Honour God with everything you own… When I was born, the only thing I had which was my own was my body. This incredible intricate machine which God created just for me is the one thing I have complete control over how I use it. Today, I pledge that I will honour God with my body, and everything I put in it.

Run! Honour! Glow! Vibrate with Life!

The Beginnings…

Start with God – the first step in learning is bowing down to God

Proverbs 1v7 (Message)

For such a small verse, there sure is a lot to get from it.

Start… I need to begin, just begin. For a journey to be completed, it first needs to be begun.

Start with God… I need to begin with God, not alone, not with some weight-loss organisation, but alone with God.

First step… the first step means beginning. It means taking that first step; taking that first step with God

Learning… Weight loss, real long term weight loss needs learning and requires a re-education by the individual. But in order to sieve the truth from the rubbish, I must start and take my first step with God.

Bowing… To God. I need to get myself into submission to God

Starting; Stepping; Learning; Bowing

Handing the Fat to God

This week I am handing this all over to God.

I have fought doing this for so long.  I actually don’t want to even think of God and weight loss in the same sentence.  I don’t want to feel responsible before the God I adore, and then feel I have let Him down when I inevitably fail

Somehow, having God in the equation means failure isn’t an option; laughing it off isn’t an option; pretending it doesn’t matter isn’t an option. 

So from this day forth I am going to hand this area over to God and let Him become Lord over every part of my life not just the areas I don’t struggle in.  It is a matter of self-control, one of the fruits of the Spirit, who I believe lives in me.

God has already done the work.

He has gifted me with the tools and His Encourager.  I now just have to put in the work. 

Failure is not an option because God is not in the business of failing those who love Him. 
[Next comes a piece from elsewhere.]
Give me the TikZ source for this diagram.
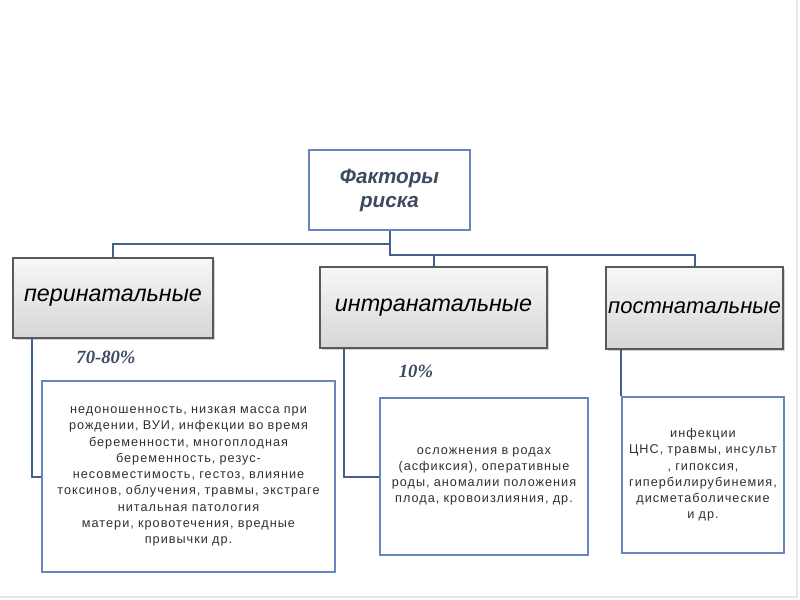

A Surprising Side of Fasting

A surprising side of fasting

I have just finished a fast of 2 weeks.

I’m not entirely sure why I felt this intense need to fast, but the thought wouldn’t go away until I did.

At the start, I had a head ache, and I really thought I’d last no time at all. I juiced and drank water, but did not allow myself any solids at all.

I managed a whole 14 days! I couldn’t believe it. I was blown away by how easy it was and how well I felt.

Suddenly food wasn’t the be all and end all of my days. In fact, it featured…. not at all!

I slept better…

I had more energy…

I felt calm and happy…

And I came to the realisation that I was not addicted to food.

At least not physically.

But I do rely on it more than I ought emotionally and psychologically.

Having been away from this blog for a while, I feel like God is starting to move in this area of my life.

And I want to document it.

He has been taking me through His word, and I have been learning about God’s view on eating. I give it a bigger place in my life than I should, and this needs to change.

The last two weeks of fasting have shown me that I can have control over my eating.